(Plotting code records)

-.-.-

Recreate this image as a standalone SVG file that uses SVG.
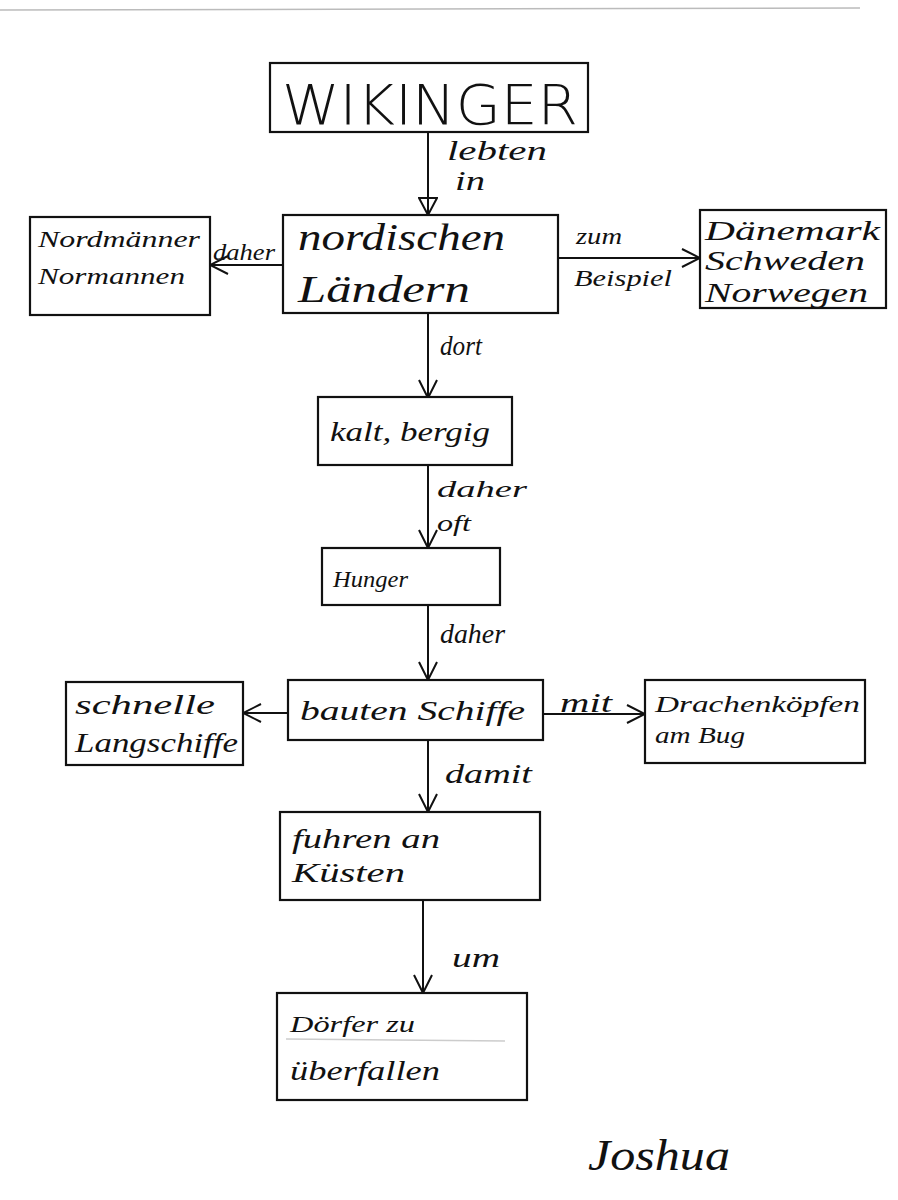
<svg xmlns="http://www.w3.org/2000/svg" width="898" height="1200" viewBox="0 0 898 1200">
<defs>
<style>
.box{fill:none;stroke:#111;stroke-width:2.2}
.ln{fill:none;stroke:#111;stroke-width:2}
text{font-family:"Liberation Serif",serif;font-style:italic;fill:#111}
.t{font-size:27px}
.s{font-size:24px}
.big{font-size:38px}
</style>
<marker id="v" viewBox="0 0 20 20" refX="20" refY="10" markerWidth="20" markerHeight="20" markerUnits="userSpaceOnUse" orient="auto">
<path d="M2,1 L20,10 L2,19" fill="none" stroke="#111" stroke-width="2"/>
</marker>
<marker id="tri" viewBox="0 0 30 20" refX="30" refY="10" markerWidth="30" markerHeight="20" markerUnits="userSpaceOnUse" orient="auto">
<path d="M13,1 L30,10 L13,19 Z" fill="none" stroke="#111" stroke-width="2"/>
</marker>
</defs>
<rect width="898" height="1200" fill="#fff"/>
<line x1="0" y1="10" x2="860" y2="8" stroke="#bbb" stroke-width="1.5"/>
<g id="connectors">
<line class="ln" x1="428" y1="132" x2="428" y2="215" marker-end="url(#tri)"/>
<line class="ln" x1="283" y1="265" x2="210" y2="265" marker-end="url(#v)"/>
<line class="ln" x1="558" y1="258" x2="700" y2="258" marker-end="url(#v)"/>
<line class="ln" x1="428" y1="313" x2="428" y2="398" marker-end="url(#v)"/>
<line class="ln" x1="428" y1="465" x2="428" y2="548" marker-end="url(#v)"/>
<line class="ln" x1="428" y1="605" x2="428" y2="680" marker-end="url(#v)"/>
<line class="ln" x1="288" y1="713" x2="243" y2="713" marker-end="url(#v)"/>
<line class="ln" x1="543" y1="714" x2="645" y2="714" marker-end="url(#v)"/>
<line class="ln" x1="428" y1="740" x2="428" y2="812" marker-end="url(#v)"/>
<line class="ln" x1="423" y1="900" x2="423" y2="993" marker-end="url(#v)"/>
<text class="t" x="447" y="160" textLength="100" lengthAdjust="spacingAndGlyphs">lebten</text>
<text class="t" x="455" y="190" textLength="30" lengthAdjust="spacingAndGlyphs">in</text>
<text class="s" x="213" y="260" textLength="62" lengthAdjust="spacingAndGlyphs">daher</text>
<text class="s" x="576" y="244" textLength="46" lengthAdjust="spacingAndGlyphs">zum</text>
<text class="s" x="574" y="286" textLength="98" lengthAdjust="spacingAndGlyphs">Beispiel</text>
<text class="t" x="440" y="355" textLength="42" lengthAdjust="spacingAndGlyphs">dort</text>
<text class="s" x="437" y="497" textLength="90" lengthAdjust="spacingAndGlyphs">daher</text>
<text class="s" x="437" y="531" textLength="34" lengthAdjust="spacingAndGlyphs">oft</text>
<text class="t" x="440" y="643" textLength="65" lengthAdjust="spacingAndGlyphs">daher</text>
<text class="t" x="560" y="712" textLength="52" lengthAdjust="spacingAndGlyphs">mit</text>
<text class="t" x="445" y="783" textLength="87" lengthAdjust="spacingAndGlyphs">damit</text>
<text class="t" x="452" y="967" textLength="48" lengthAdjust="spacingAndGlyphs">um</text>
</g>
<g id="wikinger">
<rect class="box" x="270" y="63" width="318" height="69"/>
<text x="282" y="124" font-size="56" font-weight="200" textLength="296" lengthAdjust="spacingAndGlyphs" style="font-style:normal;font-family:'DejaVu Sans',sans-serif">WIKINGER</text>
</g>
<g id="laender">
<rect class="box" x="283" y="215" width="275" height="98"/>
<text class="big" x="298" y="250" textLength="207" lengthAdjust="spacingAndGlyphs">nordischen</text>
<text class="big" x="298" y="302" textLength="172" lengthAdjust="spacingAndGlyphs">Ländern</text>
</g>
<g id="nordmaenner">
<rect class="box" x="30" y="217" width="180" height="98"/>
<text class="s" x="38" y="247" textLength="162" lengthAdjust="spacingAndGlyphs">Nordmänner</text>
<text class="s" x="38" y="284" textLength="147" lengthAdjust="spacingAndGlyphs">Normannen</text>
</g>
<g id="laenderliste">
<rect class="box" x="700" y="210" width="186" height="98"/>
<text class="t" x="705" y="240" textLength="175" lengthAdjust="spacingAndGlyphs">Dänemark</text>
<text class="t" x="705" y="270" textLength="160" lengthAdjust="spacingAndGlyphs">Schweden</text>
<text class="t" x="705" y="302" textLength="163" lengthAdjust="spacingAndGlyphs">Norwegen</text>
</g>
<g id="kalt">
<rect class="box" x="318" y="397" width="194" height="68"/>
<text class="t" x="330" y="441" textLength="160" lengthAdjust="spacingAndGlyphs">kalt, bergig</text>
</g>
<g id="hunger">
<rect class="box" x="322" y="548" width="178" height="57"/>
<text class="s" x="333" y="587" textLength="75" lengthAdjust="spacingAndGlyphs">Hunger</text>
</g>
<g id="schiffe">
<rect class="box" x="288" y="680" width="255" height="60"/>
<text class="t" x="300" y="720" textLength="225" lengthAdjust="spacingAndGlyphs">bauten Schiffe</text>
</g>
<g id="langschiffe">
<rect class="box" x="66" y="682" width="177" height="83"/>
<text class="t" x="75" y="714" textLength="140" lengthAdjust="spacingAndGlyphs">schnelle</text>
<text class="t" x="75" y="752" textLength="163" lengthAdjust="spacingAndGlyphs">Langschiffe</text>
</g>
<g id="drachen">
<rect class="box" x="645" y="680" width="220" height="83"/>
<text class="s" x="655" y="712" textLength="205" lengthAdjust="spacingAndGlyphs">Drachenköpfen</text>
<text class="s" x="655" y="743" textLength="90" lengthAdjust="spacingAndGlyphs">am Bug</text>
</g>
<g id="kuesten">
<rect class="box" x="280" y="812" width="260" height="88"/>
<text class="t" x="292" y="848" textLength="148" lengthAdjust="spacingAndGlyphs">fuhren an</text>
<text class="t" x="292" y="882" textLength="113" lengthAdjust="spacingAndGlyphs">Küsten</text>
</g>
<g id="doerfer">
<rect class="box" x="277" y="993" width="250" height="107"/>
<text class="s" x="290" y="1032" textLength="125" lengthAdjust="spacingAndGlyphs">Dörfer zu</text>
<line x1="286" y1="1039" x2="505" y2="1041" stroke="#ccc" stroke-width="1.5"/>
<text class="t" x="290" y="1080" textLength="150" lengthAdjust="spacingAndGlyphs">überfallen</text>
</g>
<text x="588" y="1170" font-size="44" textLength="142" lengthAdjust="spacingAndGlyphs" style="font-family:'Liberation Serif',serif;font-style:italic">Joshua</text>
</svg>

-.-.-

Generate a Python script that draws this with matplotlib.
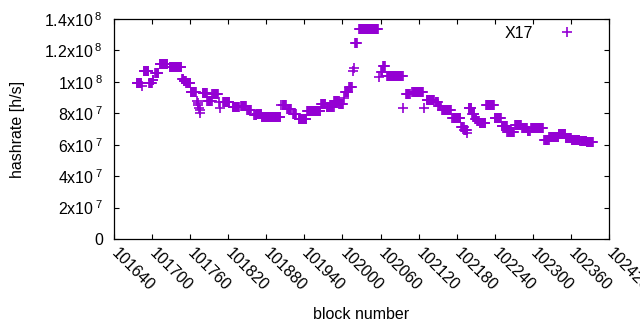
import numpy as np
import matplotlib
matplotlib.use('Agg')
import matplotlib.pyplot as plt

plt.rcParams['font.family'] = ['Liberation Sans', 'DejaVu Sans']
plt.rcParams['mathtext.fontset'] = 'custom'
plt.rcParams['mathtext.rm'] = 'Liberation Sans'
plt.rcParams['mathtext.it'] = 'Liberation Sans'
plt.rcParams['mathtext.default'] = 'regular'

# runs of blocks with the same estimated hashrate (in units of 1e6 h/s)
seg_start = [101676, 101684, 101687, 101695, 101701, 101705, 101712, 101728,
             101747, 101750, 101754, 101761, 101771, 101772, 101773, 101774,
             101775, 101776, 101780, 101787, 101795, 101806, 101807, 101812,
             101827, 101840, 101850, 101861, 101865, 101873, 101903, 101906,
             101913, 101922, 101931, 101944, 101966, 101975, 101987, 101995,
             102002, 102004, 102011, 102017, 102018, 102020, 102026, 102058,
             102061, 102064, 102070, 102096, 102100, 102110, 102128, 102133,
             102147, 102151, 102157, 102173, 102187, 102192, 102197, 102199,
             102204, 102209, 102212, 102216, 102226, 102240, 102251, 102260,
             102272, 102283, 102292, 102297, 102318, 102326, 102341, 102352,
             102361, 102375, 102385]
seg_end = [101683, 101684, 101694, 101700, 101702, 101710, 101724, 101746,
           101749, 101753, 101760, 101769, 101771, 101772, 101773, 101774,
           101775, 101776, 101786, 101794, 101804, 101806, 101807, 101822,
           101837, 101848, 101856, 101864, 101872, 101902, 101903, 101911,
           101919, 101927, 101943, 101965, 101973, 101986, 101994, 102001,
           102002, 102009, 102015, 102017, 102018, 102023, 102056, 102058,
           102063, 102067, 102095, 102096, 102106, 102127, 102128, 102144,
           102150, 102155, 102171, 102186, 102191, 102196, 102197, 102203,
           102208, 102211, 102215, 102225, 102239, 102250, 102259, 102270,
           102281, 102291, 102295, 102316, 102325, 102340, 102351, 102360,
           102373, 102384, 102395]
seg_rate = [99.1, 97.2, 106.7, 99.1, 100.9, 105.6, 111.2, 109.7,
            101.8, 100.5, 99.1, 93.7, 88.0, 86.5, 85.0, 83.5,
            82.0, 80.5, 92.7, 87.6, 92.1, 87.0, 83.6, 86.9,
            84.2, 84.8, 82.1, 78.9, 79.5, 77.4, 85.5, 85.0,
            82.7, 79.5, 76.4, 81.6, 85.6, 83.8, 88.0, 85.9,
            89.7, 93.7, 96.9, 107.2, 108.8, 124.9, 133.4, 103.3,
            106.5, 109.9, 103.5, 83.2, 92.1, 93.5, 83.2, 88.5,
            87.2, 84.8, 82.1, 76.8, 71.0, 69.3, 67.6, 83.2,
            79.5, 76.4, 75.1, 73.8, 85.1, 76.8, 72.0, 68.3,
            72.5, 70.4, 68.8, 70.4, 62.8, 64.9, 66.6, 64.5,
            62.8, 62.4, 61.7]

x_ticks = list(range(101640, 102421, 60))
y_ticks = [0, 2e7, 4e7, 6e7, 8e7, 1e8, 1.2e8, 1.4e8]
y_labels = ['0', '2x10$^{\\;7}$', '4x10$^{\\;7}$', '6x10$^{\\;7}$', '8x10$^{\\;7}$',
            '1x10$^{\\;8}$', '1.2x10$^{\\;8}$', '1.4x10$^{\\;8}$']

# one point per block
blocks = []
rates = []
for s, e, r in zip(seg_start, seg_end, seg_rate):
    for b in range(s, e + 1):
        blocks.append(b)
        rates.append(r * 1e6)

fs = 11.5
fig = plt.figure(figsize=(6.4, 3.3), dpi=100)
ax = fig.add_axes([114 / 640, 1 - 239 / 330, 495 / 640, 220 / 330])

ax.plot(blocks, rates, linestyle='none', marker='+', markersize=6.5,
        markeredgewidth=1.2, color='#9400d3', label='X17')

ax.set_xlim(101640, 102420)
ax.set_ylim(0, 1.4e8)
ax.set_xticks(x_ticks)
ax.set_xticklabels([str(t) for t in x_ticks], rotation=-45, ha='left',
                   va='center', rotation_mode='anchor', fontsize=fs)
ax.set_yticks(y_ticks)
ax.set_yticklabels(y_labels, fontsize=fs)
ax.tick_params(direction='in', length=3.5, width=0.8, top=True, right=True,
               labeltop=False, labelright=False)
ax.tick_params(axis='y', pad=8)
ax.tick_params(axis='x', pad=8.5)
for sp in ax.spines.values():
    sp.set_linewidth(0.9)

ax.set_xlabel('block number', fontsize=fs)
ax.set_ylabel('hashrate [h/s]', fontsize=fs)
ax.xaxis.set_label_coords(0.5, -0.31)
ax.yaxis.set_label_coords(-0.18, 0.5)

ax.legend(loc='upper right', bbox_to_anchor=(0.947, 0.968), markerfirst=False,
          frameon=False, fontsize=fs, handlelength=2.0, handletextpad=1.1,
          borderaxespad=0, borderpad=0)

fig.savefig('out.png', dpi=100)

-.-.-

TASK GOAL: Your job is to reproduce the lines from the one with "Generate a Python" through the one with "plt.rcParams['mathtext.default'] = 'regular'", both kept, exactly as they are. Leave out the pictures.

RESULT OF THE TASK:
Generate a Python script that draws this with matplotlib.
import numpy as np
import matplotlib
matplotlib.use('Agg')
import matplotlib.pyplot as plt

plt.rcParams['font.family'] = ['Liberation Sans', 'DejaVu Sans']
plt.rcParams['mathtext.fontset'] = 'custom'
plt.rcParams['mathtext.rm'] = 'Liberation Sans'
plt.rcParams['mathtext.it'] = 'Liberation Sans'
plt.rcParams['mathtext.default'] = 'regular'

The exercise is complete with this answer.